Mohamed Abdelneby ne lâche jamais des yeux son enveloppe en papier kraft maintenant bien froissée après deux ans à l’avoir trimballée de gauche à droite. Soigneusement pliée en deux, posée sur une étagère de la cuisine où il travaille, elle contient trois documents : sa carte d’identité tchadienne, sa fiche d’adhérent au club de football de N’Djamena de deuxième division Stars Jeunes Talent, et un accusé de réception d’une demande de bourse qu’il a envoyée à l’ambassade américaine au Tchad.
Il ne parle pas d’or quand on entame la discussion. À 18 ans et et 1,92 mètre, il est défenseur au foot, raconte le dernier match de Liga avec enthousiasme, tout en servant le thé – à la mode soudanaise avec clous de girofle, gingembre et une large dose de sucre – aux clients. Mohamed Abdelneby est arrivé il y a un mois après un long périple à la recherche de la bonne opportunité footballistique, et désormais aurifère. Il n’a pas encore été sur un site d’orpaillage. Il n’était pas sur place mardi 21 février quand les fiévreux se sont rués (lire l’épisode 1, « En Mauritanie, l’or leur met la fièvre ») : trop occupé à préparer les thés. « Je gagne 2 000 ouguiyas par jour, au moins, c’est ça de pris. » 2 000 anciens ouguiyas, c’est 5,4 euros.

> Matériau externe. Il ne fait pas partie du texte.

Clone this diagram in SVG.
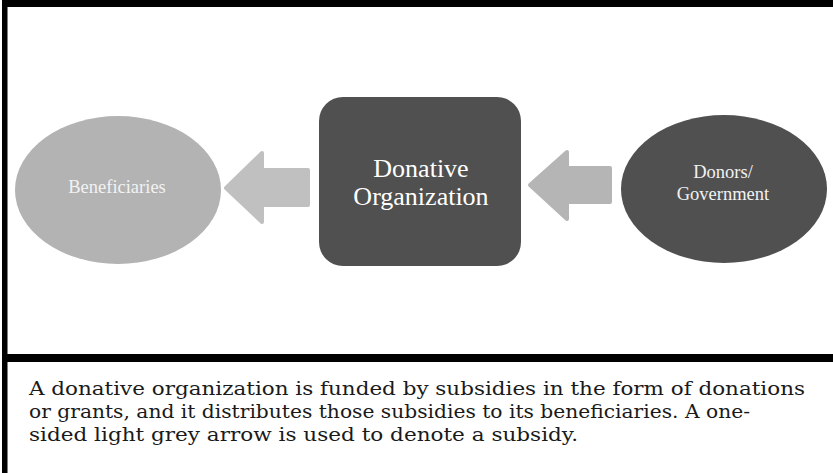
<svg xmlns="http://www.w3.org/2000/svg" width="833" height="473" viewBox="0 0 833 473">
<style>
.node-label{font-family:"Liberation Serif","Times New Roman",serif;text-anchor:middle}
.caption{font-family:"DejaVu Serif","Liberation Serif",serif;font-size:19px;fill:#1a1a1a}
.arrow{stroke-linejoin:round;stroke-width:4}
</style>
<rect x="0" y="0" width="833" height="473" fill="#ffffff"/>
<g id="frame">
<rect x="2" y="0" width="831" height="7" fill="#000"/>
<rect x="2" y="0" width="5.5" height="473" fill="#000"/>
<rect x="2" y="354" width="831" height="8" fill="#000"/>
</g>
<g id="connectors">
<path class="arrow" d="M226,188 L262,153 L262,170 L308,170 L308,205 L262,205 L262,222 Z" fill="#c0c0c0" stroke="#c0c0c0"/>
<path class="arrow" d="M530,185 L567,152 L567,168 L610,168 L610,202 L567,202 L567,219 Z" fill="#b5b5b5" stroke="#b5b5b5"/>
</g>
<g id="beneficiaries">
<ellipse cx="118" cy="190" rx="103" ry="74" fill="#b3b3b3"/>
<text class="node-label" x="117" y="193" font-size="18.5" fill="#f2f2f2">Beneficiaries</text>
</g>
<g id="donative-organization">
<rect x="319" y="97" width="202" height="169" rx="24" fill="#505050"/>
<text class="node-label" x="421" y="177" font-size="26" fill="#ffffff">Donative</text>
<text class="node-label" x="421" y="205" font-size="26" fill="#ffffff">Organization</text>
</g>
<g id="donors-government">
<ellipse cx="724" cy="189" rx="103" ry="74" fill="#505050"/>
<text class="node-label" x="723" y="178" font-size="18.5" fill="#f2f2f2">Donors/</text>
<text class="node-label" x="723" y="200" font-size="18.5" fill="#f2f2f2">Government</text>
</g>
<g id="caption">
<text class="caption" x="29" y="395" textLength="776" lengthAdjust="spacingAndGlyphs">A donative organization is funded by subsidies in the form of donations</text>
<text class="caption" x="29" y="418" textLength="721" lengthAdjust="spacingAndGlyphs">or grants, and it distributes those subsidies to its beneficiaries. A one-</text>
<text class="caption" x="29" y="441" textLength="549" lengthAdjust="spacingAndGlyphs">sided light grey arrow is used to denote a subsidy.</text>
</g>
</svg>
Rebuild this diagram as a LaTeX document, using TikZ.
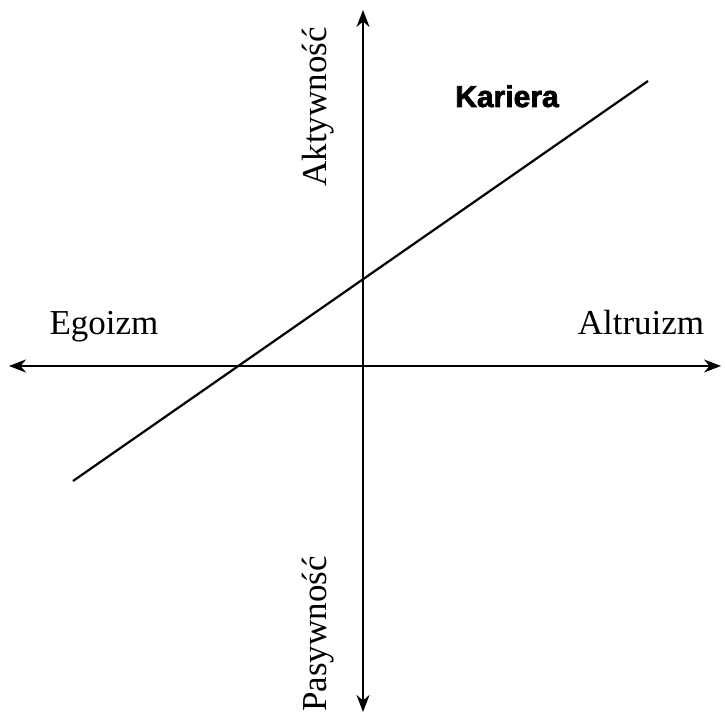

Comme des centaines de milliers d’autres jeunes optimistes au Sahara, il a pris la route en espérant trouver de l’herbe plus verte ailleurs. S’il y a une dizaine d’années, la mode était à « l’aventure » – comme on appelle en Afrique de l’Ouest la migration vers l’Europe –, les jeunes Sahariens se tournent désormais vers l’or. Les vidéos des ghettos libyens de migrants et les nombreux naufrages en Méditerranée ont tempéré l’enthousiasme de beaucoup d’entre eux, qui voient dans cette nouvelle migration, d’est en ouest, de l’espoir et surtout moins de risques. Depuis la découverte de l’or au Sahara, « une nouvelle forme de migration a fait son apparition entraînant l’arrivée sur le territoire [nigérien] de plusieurs dizaines de milliers de personnes attirées par ces nouvelles opportunités économiques », détaillaient en 2022 les autorités régionales du nord du Niger.
Depuis le Soudan jusqu’en Mauritanie, une migration intra-africaine s’est mise en place dans l’ombre du médiatique flux migratoire Afrique-Europe. Les frontières au Sahara sont de papier, le contrôle des États sur ces espaces désertiques absent, et les rares postes-frontières évitables, si tant est qu’on ait un bon chauffeur.